Shigeaki Mori, Historian and Hiroshima Atomic Bomb Survivor, Passes Away
Shigeaki Mori (88), a historian and atomic bomb survivor who met former United States President Barack Obama in 2016 during his visit to Hiroshima, passed away over the weekend at a hospital in the city, according to a family statement on Tuesday (17 March).
Mori was widely known for his decades-long efforts researching and identifying 12 American prisoners of war who died in the atomic bombing that devastated Hiroshima in the final stages of the Second World War. He himself survived the blast at the age of eight.

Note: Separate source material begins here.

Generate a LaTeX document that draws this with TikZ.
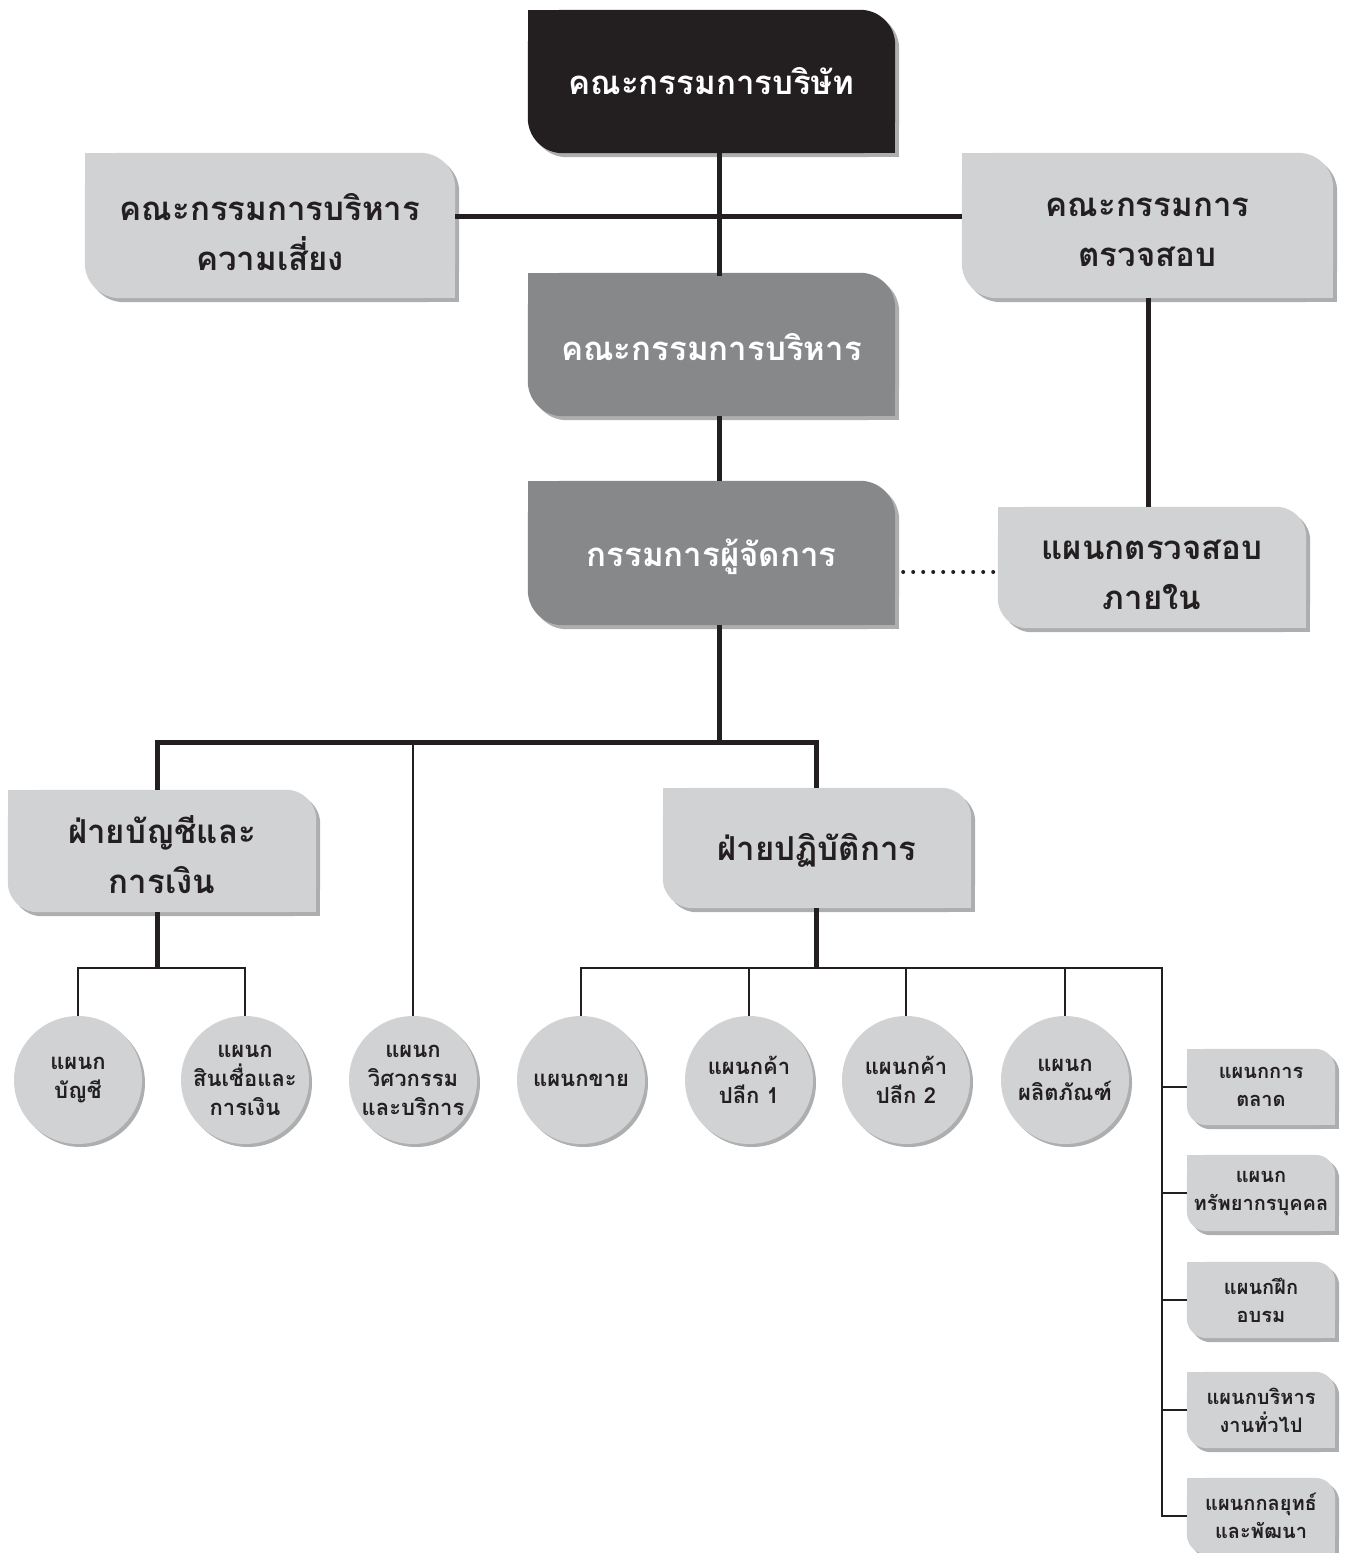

His name gained worldwide attention through an emotional moment when he embraced Obama, the first sitting US president to visit Hiroshima.
Obama was awarded the Nobel Peace Prize in 2009 for his commitment to achieving a world free of nuclear weapons.

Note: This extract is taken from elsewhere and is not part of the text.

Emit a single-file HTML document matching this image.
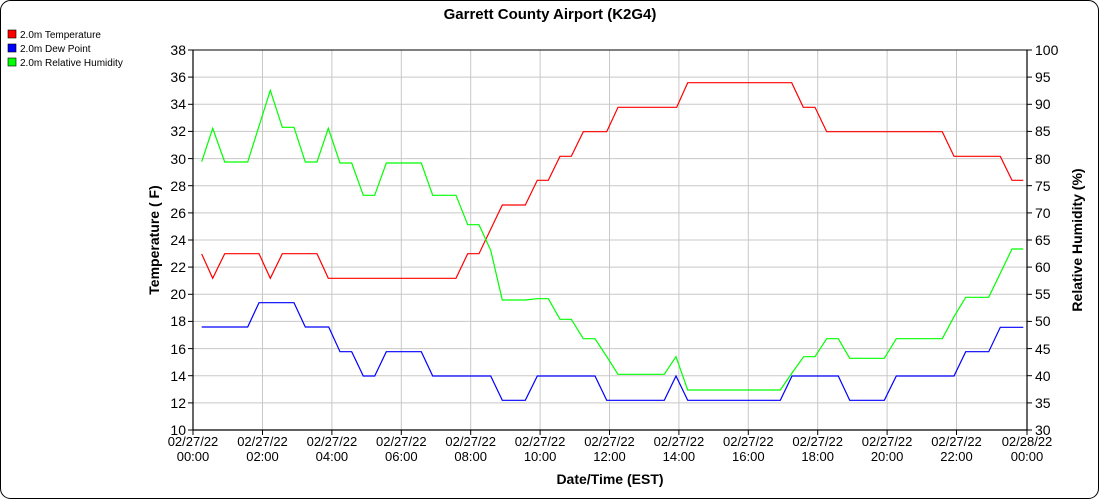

Mori authored a book titled “The Secret History of the American POWs Killed by the Atomic Bomb”, published in 2008, based on official American and Japanese documents concerning the dozen American soldiers who died as a result of the atomic bomb.
His research into American prisoners of war, conducted whilst he worked at a company, earned him the Kikuchi Kan Award, one of Japan’s most prestigious cultural awards, in 2016.
The atomic bombing of Hiroshima by the United States on 6 August 1945 and of Nagasaki three days later is estimated to have killed approximately 210,000 people by the end of that year.
Japan surrendered six days after the Nagasaki bombing, which also ended the Second World War.